Several questions related to REST API infrared&color commands

Hello, I am integrating an A19+ infrared bulb and am using the LIFX REST API for that purposes. However, I have several questions related to infrared and color commands being sent via REST to the bulb.

  1. I know that the possible % levels for the infrared brightness are 0 (disabled), 25%, 50% and 100% - that’s what the LIFX app. allows. However, no matter if I change the level via LIFX app. or via the API call PUT https://api.lifx.com/v1/lights/{bulbId}/state with body {"infrared": 0.25} for example, I don’t see a change. In other words, after a change of the IR brightness via the LIFX app. or via a successful API call, doing GET https://api.lifx.com/v1/lights/{bulbId} doesn’t show any difference in the IR brightness. Also, I sometimes see the brightness changed after some considerable time, but only if the selected percentages are 50% or 100% - I never saw 25% (i.e. infrared: 0.25 ) in the API response. So, any advice why such behavior is present?

  2. Since the possible IR values are 0%, 25%, 50% and 100%, why aren’t the middle values (e.g. 50%) returned as exact corresponding [0.00 … 1] values by the API? What I mean is - if the IR brightness is set to 50%, GET https://api.lifx.com/v1/lights/{bulbId} returns 0.49999237048905165 and not 0.5. Is there a way to get precisely 0.5 or 0.25 for example and why such behavior is present?

  3. I see that GET https://api.lifx.com/v1/lights/{bulbId} always returns all settings: [hue, saturation, kelvin] as part of the color object, together with brightness. However, I need to know if the color settings I receive by the API were applied via the color temperature palette or via the color (hue-saturation-brightness) palette. Is there a way to distinguish this - I would personally expect that the kelvin value goes to 0 when color is applied via the color palette, but it always carries the latest applied color temperature value. What I spotted is that if the color was set via the color palette, the saturation never goes to 0, but has a mininum of 0.009994659342336155 and when the color is set via the color temperature palette, the saturation is always an exact zero (0). Is this reliable enough to be used as a marker about the current color mode of the bulb - HSB or CT?

Will be happy to hear opinions on the topic, wish everybody a nice day.

Alex

Hello,

Great questions, I can answer them all :slight_smile:

The device represents the infrared level (and hsbk values) as uint16 values. So a number between 0 and 65535. When you use the HTTP API, you’re providing percentage values. When you send 0.5 for infrared, we give the device int(65535 * 0.5) as a value. In this case that’s 32767. You may note that 65535 * 0.5 equals 32767.5 which is why the value you get back won’t be exactly 0.5 because we lose information when we give the value to the device. We currently don’t limit the precision of that result when we give it back in an API request.

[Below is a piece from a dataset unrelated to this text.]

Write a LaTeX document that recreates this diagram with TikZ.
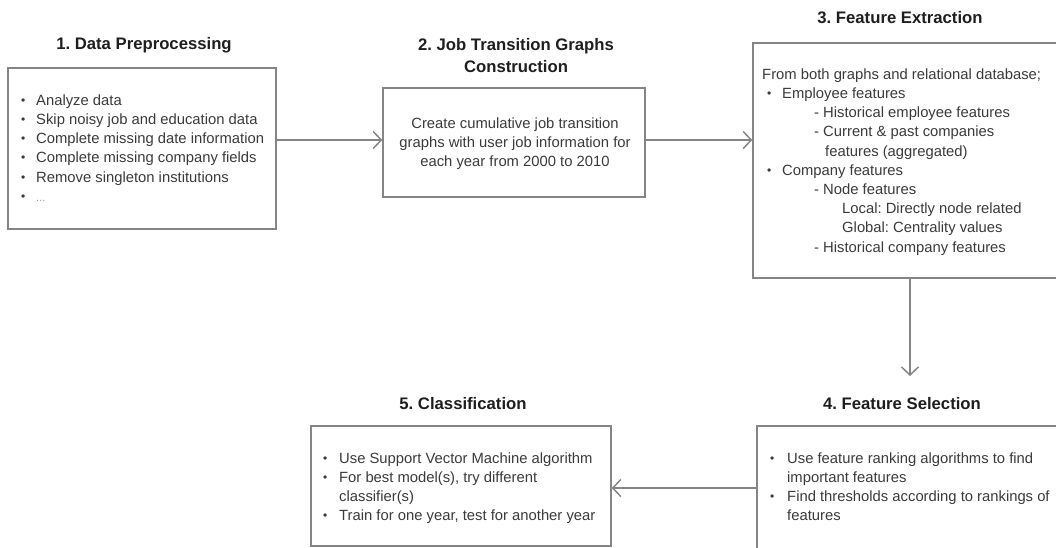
\documentclass[tikz,border=0pt]{standalone}
\usepackage{fontspec}
\setmainfont{Liberation Sans}
\usetikzlibrary{arrows.meta}
\frenchspacing
\definecolor{bordergray}{HTML}{858585}
\definecolor{bodytext}{HTML}{3A3A3A}
\definecolor{titletext}{HTML}{1E1E1E}
\definecolor{dotgray}{HTML}{9A9A9A}
\newcommand\bodyfont{\fontsize{14.8}{19.2}\selectfont}
\newcommand\ttlfont{\fontsize{16.7}{22}\selectfont\bfseries}
\newcommand\mybul{{\fontsize{12}{12}\selectfont\raisebox{1pt}{•}}}
\newcommand\bitem[2]{\hspace*{#1pt}\makebox[#2pt][l]{\mybul}}
\tikzset{
  boxnode/.style={draw=bordergray, line width=1.5pt, inner sep=0pt},
  bodynode/.style={anchor=north west, inner sep=0pt, align=left, font=\bodyfont, text=bodytext},
  titlenode/.style={anchor=base, inner sep=0pt, align=center, font=\ttlfont, text=titletext},
  arr/.style={draw=bordergray, line width=1.5pt, -{Straight Barb[length=8pt,width=17pt,line width=1.5pt]}}
}
\begin{document}
\begin{tikzpicture}[x=1pt,y=-1pt]
\useasboundingbox (0,0) rectangle (1056,547);
\clip (0,0) rectangle (1056,547);

% boxes
\node[boxnode, minimum width=268pt, minimum height=161pt] (b1) at (142,148.5) {};
\node[boxnode, minimum width=262pt, minimum height=109pt] (b2) at (514,142.5) {};
\node[boxnode, minimum width=317pt, minimum height=235pt] (b3) at (911.5,160.5) {};
\node[boxnode, minimum width=313pt, minimum height=134pt] (b4) at (913.5,493) {};
\node[boxnode, minimum width=300pt, minimum height=120pt] (b5) at (461,486) {};

% titles
\node[titlenode] (t1) at (144,49) {1. Data Preprocessing};
\node[titlenode, anchor=north] (t2) at (516,34.6) {\strut 2. Job Transition Graphs\\Construction};
\node[titlenode] (t3) at (900,23) {3. Feature Extraction};
\node[titlenode] (t4) at (902,409) {4. Feature Selection};
\node[titlenode] (t5) at (463,409) {5. Classification};

% texts
\node[bodynode] (x1) at (21,91.6) {\strut\bitem{0}{15}Analyze data\\
\bitem{0}{15}Skip noisy job and education data\\
\bitem{0}{15}Complete missing date information\\
\bitem{0}{15}Complete missing company fields\\
\bitem{0}{15}Remove singleton institutions\\
\bitem{0}{15}{\color{dotgray}\fontsize{11}{11}\selectfont ...}};

\node[bodynode, anchor=north, align=center] (x2) at (515,114.6) {\strut Create cumulative job transition\\
graphs with user job information for\\
each year from 2000 to 2010};

\node[bodynode] (x3) at (762,65.6) {\strut From both graphs and relational database;\\
\bitem{5}{15}Employee features\\
\hspace*{52pt}- Historical employee features\\
\hspace*{52pt}- Current \& past companies\\
\hspace*{63pt}features (aggregated)\\
\bitem{5}{15}Company features\\
\hspace*{52pt}- Node features\\
\hspace*{80pt}Local: Directly node related\\
\hspace*{80pt}Global: Centrality values\\
\hspace*{52pt}- Historical company features};

\node[bodynode] (x4) at (770,449.6) {\strut\bitem{0}{17}Use feature ranking algorithms to find\\
\hspace*{17pt}important features\\
\bitem{0}{17}Find thresholds according to rankings of\\
\hspace*{17pt}features};

\node[bodynode] (x5) at (323,449.6) {\strut\bitem{0}{16}Use Support Vector Machine algorithm\\
\bitem{0}{16}For best model(s), try different\\
\hspace*{16pt}classifier(s)\\
\bitem{0}{16}Train for one year, test for another year};

% connectors
\coordinate (e3) at (910,376);
\draw[arr] ([yshift=8.5pt]b1.east) -- ([yshift=8.5pt]b1.east -| b2.west);
\draw[arr] ([yshift=2.5pt]b2.east) -- ([yshift=2.5pt]b2.east -| b3.west);
\draw[arr] (b3.south -| e3) -- (e3);
\draw[arr] ([yshift=5pt]b4.west) -- ([yshift=5pt]b4.west -| b5.east);
\end{tikzpicture}
\end{document}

The Mobile Apps restricts the level of infrared you can set on the device, but the API does not, so you can set any percentage you like. The reason you don’t get the new value back in a GET response straight away is a bug, so thanks for finding that :slight_smile: . It appears we aren’t setting the new value in our device cache straight away and so it doesn’t show the new value until our internal polling gets around to asking for infrared. I’ve made a card to fix this.

The API however, is still setting the infrared value, which I have just confirmed with my own light and asking for it’s infrared value via the LAN API. How are you checking whether the infrared is on? Some cameras will block out infrared while others will see it. For example I have a raspberry pi camera (reasons) and it can see the infrared while my phone can’t, so you get this effect.

For changing values, We only change values that you specify to change. This means if you don’t change the kelvin value, the kelvin value will remain the same. When you set saturation 1, you can set kelvin to 0 at the same time if you want that to be 0 the next time you ask for state.

Also, some idiosyncrasies of the firmware/cloud that affects the response we give back

  1. The brightness can be set to 0, but when you turn on the light we set a minimum brightness. Otherwise if the brightness is already 0, telling the device to turn on won’t do anything visual.

  2. Our white lights will still report back a nonzero saturation level despite not doing anything with it. So to determine if a device is not using the hue value you need to both check saturation is near 0 and check the product capabilities.

  3. When you set saturation to 0 and a different hue value at the same time, the device won’t change the hue value. So if you want to change the hue value as well, you have to set a saturation to near 0. For example {"color": "hue:40 saturation:0"} won’t change the hue on the device to 40, but {"color": "hue:40 saturation:0.001} will. Also saturation isn’t limited to 0.009. What is the command are you sending?

  4. LCM2 devices with the current latest firmware may have a hue value off by up to two due to a bug in the firmware.

  5. The affect of the kelvin value on the appearance of the device becomes less the higher saturation is. So when saturation is 1, it still has an effect but very little. We recommend just setting a consistent value (like 3500) when you have a non zero saturation.

Don’t hesitate to ask more questions!